Gabby Petito was a woman whose story received national attention after she went missing earlier this year. Her remains were found weeks later.
Through these ofrendas, attendees of the event could reflect on Latino culture.
“I think that our beliefs are that our relatives will always live as long as we commemorate and celebrate their lives,” Lemus said. “So it is important for everyone and especially our Latino culture. It is very important to remember and keep in our memories all of those who are departed.”
University President Glassman was also in attendance at the event.
“I came to the event because I always like to come to the Día de los Muertos celebration that we have and see the various tables,” said Glassman.
Día de los Muertos is also important for families and communities to be able to come together.

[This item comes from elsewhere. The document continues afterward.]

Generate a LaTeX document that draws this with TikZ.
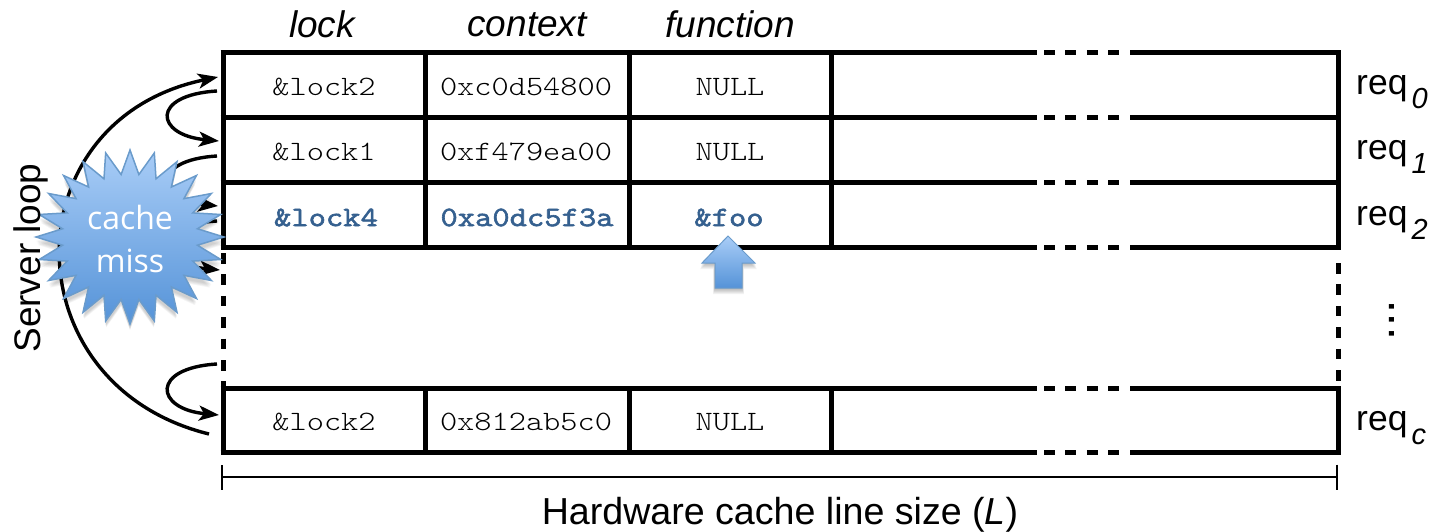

“We celebrate people all year round,” said Glassman. “Latin American heritage, African American heritage, heritage of humanity does not end when a month ends, and so we embrace it. We have our celebration on campus, but our support and our commitment to diversity and inclusion is in every day.”
There were nine total ofrendas, including Sigma Delta Pi’s.
Others were from the Latin American Student Organization, EIU Pride and the Black Student Union.
There was also an ofrenda for Eastern student Jason Aguilar, who died Saturday. There was a crowd around Aguilar’s ofrenda.
Eric Davidson, interim director of Health and Counseling Services, was also at the observance.
Davidson said that counseling services have received many calls in relation to the recent death on campus, and that the organization is looking into starting a group therapy session focused on handling grief.
Davidson recommended that friends of Aguilar focus on the positive aspects of his life and who he was, journal about what they are feeling and think about what makes them happy and grateful.
“His legacy lives through us and our memories of him, so it’s really important to talk about the good times, the positive memories, and the positive impact that Jason had,” Davidson said. “I would also say it’s important to interact with others. Don’t isolate oneself, don’t be alone, don’t silo yourself from the world. Part of the grieving process is best healed by sharing with others what’s happening.”
Davidson said that if anyone is depressed or down and thinking about hurting themselves or others, they should reach out to any of the resources on campus to talk to someone.
“When it comes to grief, everyone experiences it differently. Some people are grieving right now, and for others it may take days, weeks or even months before it hits them. We like to tell people that if you’re having an emotional response now, that’s okay. If you’re not having an emotional response, that’s okay too. I think talking to others is important and key- seeking support from others, seeking professional help if needed.”